BKCASE (Body of Knowledge & Curriculum to Advance Systems Engineering - pronounced "Bookcase") is an international effort to develop a systems engineering body of knowledge (SEBOK) and a Graduate Reference Curriculum for Systems Engineering (GRCSE - pronounced “Gracie”). The BKCASE project currently has approximately 60 authors who are contributing to the effort. The project is funded by the U.S. Department of Defense but SEBoK and GRCSE are intended for international, open source use. There is more information about BKCASE at http://www.bkcase.org.
Art Pyster, from Stevens Institute of Technology, and Dave Olwell from the Naval Postgraduate School are the PIs for the project. Art headed the GSWERC project that developed the graduate software engineering curriculum model (GSWE2009 - http://www.gswe2009.org/). The Computer Society and ACM assumed joint stewardship of GSWE2009 in Fall 2009.

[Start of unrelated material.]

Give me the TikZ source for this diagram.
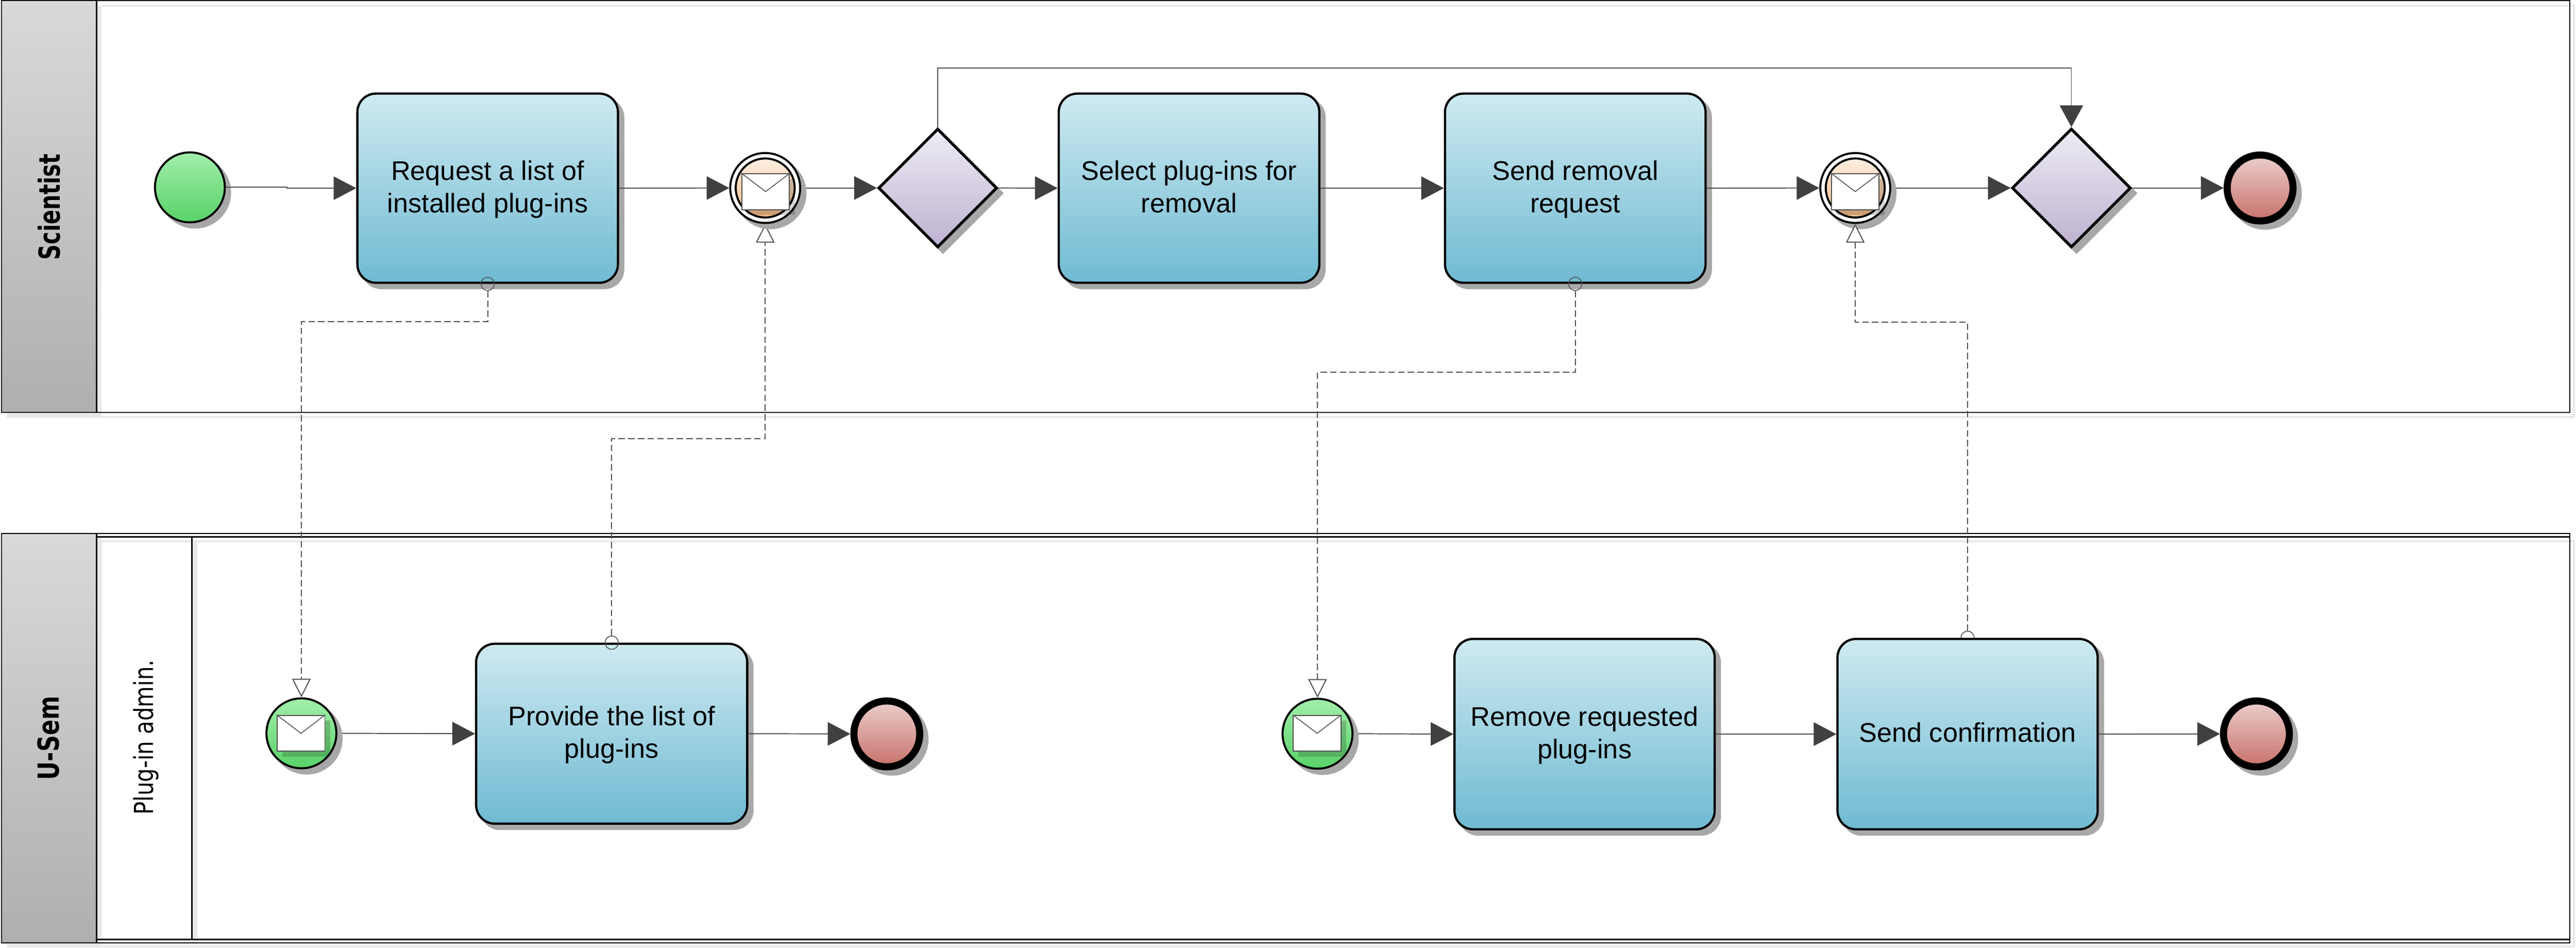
\documentclass[tikz,border=0pt]{standalone}
\usepackage{fontspec}
\setmainfont{Liberation Sans}
\newfontfamily\lanefont{DejaVu Sans}
\usetikzlibrary{arrows.meta,shapes.geometric,shadows}
\pgfdeclarelayer{lanes}
\pgfdeclarelayer{under}
\pgfsetlayers{lanes,under,main}
\definecolor{shadowgray}{HTML}{A8A8A8}
\definecolor{ghost}{HTML}{E9E9E9}
\definecolor{linegray}{HTML}{505050}
\definecolor{headgray}{HTML}{404040}
\definecolor{taskT}{HTML}{CFEAF1}
\definecolor{taskB}{HTML}{6FBAD2}
\definecolor{greenT}{HTML}{A2EEAA}
\definecolor{greenB}{HTML}{58D268}
\definecolor{redT}{HTML}{EBCFCC}
\definecolor{redB}{HTML}{C8706A}
\definecolor{peachT}{HTML}{FDEEE2}
\definecolor{peachB}{HTML}{F8BD85}
\definecolor{lilacT}{HTML}{EEECF4}
\definecolor{lilacB}{HTML}{BEB1D1}
\definecolor{headT}{HTML}{D9D9D9}
\definecolor{headB}{HTML}{AFAFAF}
\newcommand{\tstrut}{\rule[-20pt]{0pt}{80pt}}
\tikzset{
  x=1pt,y=-1pt,
  castshadow/.style={general shadow={fill=shadowgray,draw=shadowgray,shadow xshift=13pt,shadow yshift=-13pt}},
  taskbox/.style={draw=black,line width=5.5pt,rectangle,rounded corners=46pt,top color=taskT,bottom color=taskB,
    castshadow,align=center,font=\fontsize{66.7}{80}\selectfont,inner sep=0pt},
  startev/.style={circle,draw=black,line width=5pt,minimum size=173pt,inner sep=0pt,top color=greenT,bottom color=greenB,castshadow},
  endev/.style={circle,draw=black,line width=17.5pt,minimum size=163pt,inner sep=0pt,top color=redT,bottom color=redB,castshadow},
  catchouter/.style={circle,draw=black,line width=5pt,minimum size=173pt,inner sep=0pt,fill=white,castshadow},
  catchinner/.style={circle,draw=black,line width=5pt,minimum size=146pt,inner sep=0pt,top color=peachT,bottom color=peachB},
  envelope/.style={rectangle,draw=linegray,line width=2.5pt,fill=white,minimum width=118pt,minimum height=89pt,inner sep=0pt,
    general shadow={fill=black,opacity=.18,shadow xshift=13pt,shadow yshift=-13pt}},
  flap/.style={draw=linegray,line width=2pt},
  gateway/.style={diamond,aspect=1,draw=black,line width=7pt,minimum width=294pt,minimum height=294pt,inner sep=0pt,
    top color=lilacT,bottom color=lilacB,castshadow},
  port/.style={circle,draw=linegray,line width=2pt,minimum size=33pt,inner sep=0pt},
  seqflow/.style={draw=linegray,line width=2.5pt,-{Triangle[length=56pt,width=58pt,color=headgray,fill=headgray]}},
  msgflow/.style={draw=linegray,line width=2.5pt,dash pattern=on 16pt off 8pt,
    -{Triangle[open,length=46pt,width=46pt,fill=white,color=linegray]}},
  laneline/.style={draw=black,line width=2.8pt},
  headfill/.style={top color=headT,bottom color=headB,draw=black,line width=2.8pt},
  boldlabel/.style={font=\lanefont\bfseries\fontsize{72}{80}\selectfont,rotate=90,anchor=base,transform shape,inner sep=0pt},
}
\begin{document}
\begin{tikzpicture}
\useasboundingbox (0,0) rectangle (6376,2345);

\begin{pgfonlayer}{lanes}
  \fill[white] (0,0) rectangle (6376,2345);
  % light ghost shadows of the pools
  \fill[ghost] (17,14) rectangle (251,1034);
  \draw[ghost,line width=5pt] (251,14) -- (6371,14) -- (6371,1032) -- (251,1032);
  \fill[ghost] (17,1333) rectangle (252,2344);
  \fill[ghost] (476,1339) rectangle (489,2336);
  \draw[ghost,line width=5pt] (252,1339) -- (6371,1339) -- (6371,2341) -- (252,2341);
  % upper pool
  \draw[laneline] (4,1) rectangle (6361,1020);
  \draw[headfill] (4,1) rectangle (239,1020);
  % lower pool
  \fill[white] (252,1341) rectangle (476,2322);
  \draw[laneline] (4,1320) rectangle (6361,2332);
  \draw[laneline] (239,1328) rectangle (6361,2324);
  \draw[laneline] (239,1328) rectangle (475,2324);
  \draw[headfill] (4,1320) rectangle (239,2332);
\end{pgfonlayer}

\node[boldlabel,xscale=.735] (lblA) at (148,512) {Scientist};
\node[boldlabel,xscale=.785] (lblB) at (146,1826) {U-Sem};
\node[font=\lanefont\fontsize{65}{75}\selectfont,rotate=90,anchor=base,transform shape,inner sep=0pt,xscale=.82] (lblC) at (379,1824) {Plug-in admin.};

% upper lane
\node[startev] (s1) at (470,463.5) {};
\node[taskbox,minimum width=645pt,minimum height=468pt] (t1) at (1207,465.5) {\tstrut Request a list of\\\tstrut installed plug-ins};
\node[catchouter] (e1) at (1894,465) {};
\node[catchinner] (e1i) at (e1) {};
\node[envelope] (m1) at (1895,474) {};
\node[gateway] (g1) at (2321,465) {};
\node[taskbox,minimum width=645pt,minimum height=468pt] (t2) at (2943,465.5) {\tstrut Select plug-ins for\\\tstrut removal};
\node[taskbox,minimum width=645pt,minimum height=468pt] (t3) at (3899,465.5) {\tstrut Send removal\\\tstrut request};
\node[catchouter] (e2) at (4592,465) {};
\node[catchinner] (e2i) at (e2) {};
\node[envelope] (m2) at (4592,474) {};
\node[gateway] (g2) at (5127,465) {};
\node[endev] (x1) at (5594,465) {};

% lower lane
\node[startev] (e3a) at (746,1814) {};
\node[envelope] (m3) at (745,1814) {};
\node[taskbox,minimum width=671pt,minimum height=445pt] (t4) at (1514,1815) {\tstrut Provide the list of\\\tstrut plug-ins};
\node[endev] (x2) at (2195,1815.5) {};
\node[startev] (e3) at (3261,1815) {};
\node[envelope] (m4) at (3260,1814) {};
\node[taskbox,minimum width=644pt,minimum height=471pt] (t5) at (3922,1816) {\tstrut Remove requested\\\tstrut plug-ins};
\node[taskbox,minimum width=644pt,minimum height=471pt] (t6) at (4870,1816) {\tstrut Send confirmation};
\node[endev] (x3) at (5585,1815.5) {};

% envelope flaps
\draw[flap] (m1.north west) -- (m1.center) -- (m1.north east);
\draw[flap] (m2.north west) -- (m2.center) -- (m2.north east);
\draw[flap] (m3.north west) -- (m3.center) -- (m3.north east);
\draw[flap] (m4.north west) -- (m4.center) -- (m4.north east);

% connection circles of message flows
\node[port] (p1) at (t1.south) {};
\node[port] (p3) at (t3.south) {};
\node[port] (p4) at (t4.north) {};
\begin{pgfonlayer}{under}
  \node[port,fill=white] (p6) at (t6.north) {};
\end{pgfonlayer}

% sequence flows
\coordinate (jog) at (710,465.5);
\draw[seqflow] (s1.east) -- (s1.east -| jog) -- (jog) -- (t1.west);
\begin{pgfonlayer}{under}
  \draw[seqflow] (e1.east) -- (g1.west);
  \draw[seqflow] (e2.east) -- (g2.west);
  \draw[seqflow] (e3a.east) -- (t4.west);
  \draw[seqflow] (e3.east) -- (t5.west);
\end{pgfonlayer}
\draw[seqflow] (t1.east) -- (e1.west);
\draw[seqflow] (g1.east) -- (t2.west);
\draw[seqflow] (t2.east) -- (t3.west);
\draw[seqflow] (t3.east) -- (e2.west);
\draw[seqflow] (g2.east) -- (x1.west);
\draw[seqflow] (t4.east) -- (x2.west);
\draw[seqflow] (t5.east) -- (t6.west);
\draw[seqflow] (t6.east) -- (x3.west);
\coordinate (bendtop) at (5127,168);
\draw[draw=linegray,line width=2pt,-{Triangle[length=54pt,width=58pt,color=headgray,fill=headgray]}] (g1.north) |- (bendtop) -- (g2.north);

% message flows
\coordinate (b1) at (746,796);
\coordinate (b2) at (1894,1085);
\coordinate (b3) at (3261,921);
\coordinate (b4) at (4592,797);
\begin{pgfonlayer}{under}
  \draw[msgflow] (p4.north) |- (b2) -- (e1.south);
\end{pgfonlayer}
\draw[msgflow] (p1.south) |- (b1) -- (e3a.north);
\draw[msgflow] (p3.south) |- (b3) -- (e3.north);
\draw[msgflow] (p6.north) |- (b4) -- (e2.south);
\end{tikzpicture}
\end{document}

Dick Fairley and Ken Nidiffer are the designated IEEE-CS representatives to the BKCASE project. Dick is a SEBOK Part Lead and author and Ken is a SEBoK and GRCSE author.
Dick Fairley and Ken Nidiffer are also the CS representatives to a joint CS/INCOSE/BKCASE committee that is preparing an agreement by which the CS and INCOSE will become stewards of SEBoK and GRCSE (INCOSE is the International Council on Systems Engineering).
The purpose of the SEBoK is to:
Inform Practice: Inform systems engineers about the boundaries, terminology, and structure of their discipline and point them to useful information needed to practice SE in any application domain
Inform Research: Inform researchers about the limitations and gaps in current SE knowledge that should help guide their research agenda
Define Curricula Foundations: Define a basis for the content that should be common in undergraduate and graduate programs in SE
Provide a Basis for Certifying Professionals: Certify individuals as qualified to practice systems engineering
Decide Competencies: Decide which competencies practicing systems engineers should possess in various roles ranging from apprentice to expert
SEBoK is structured into parts; each part consists of articles, references, and glossary terms. In addition, there is a master glossary and a consolidated list of primary references. There are seven parts to SEBoK:
Part 1: SEBoK Introduction
Part 2: Systems and Systems Thinking
Part 3: Systems Engineering and Management
Part 4: Applications of Systems Engineering
Part 5: Enabling the Organization to Perform Systems Engineering
Part 6: Related Disciplines: Software Engineering, Project Management, and Specialty Engineering
Part 7: Systems Engineering Implementation Examples
The Graduate Reference Curriculum (GRCSE) is intended to:
Improve existing graduate programs in SE from the viewpoint of universities, students, graduates, employers, and systems customers and users;
Assist the development of new SE centric and domain centric SE programs at masters levels by providing guidelines on curriculum content and advice on how to implement those guidelines;
Support increased enrollment in SE programs by increasing the value of those programs to potential students and employers; and
Assist in understanding the diversity of available SE educational programs and to assist prospective students and employers in gauging the suitability of a particular program for their individual purposes.
The GRCSE Table of Contents is currently as follows:
2. Guidance for the construction of GRCSE
3. Expected student background when entering a Masters program
4. Expected objectives when a graduate has 3 to 5 years of experience
5. Expected outcomes when a student graduates
6. Curriculum architecture
7. Core body of knowledge
9. Future management
Several appendices are also included.
Version 0.5 of SEBoK is scheduled to be available for public review on September 15, 2011; version 0.5 of GRCSE is scheduled for public review on December 15, 2011. Version 1.0 of each is scheduled for release in the last quarter of 2012.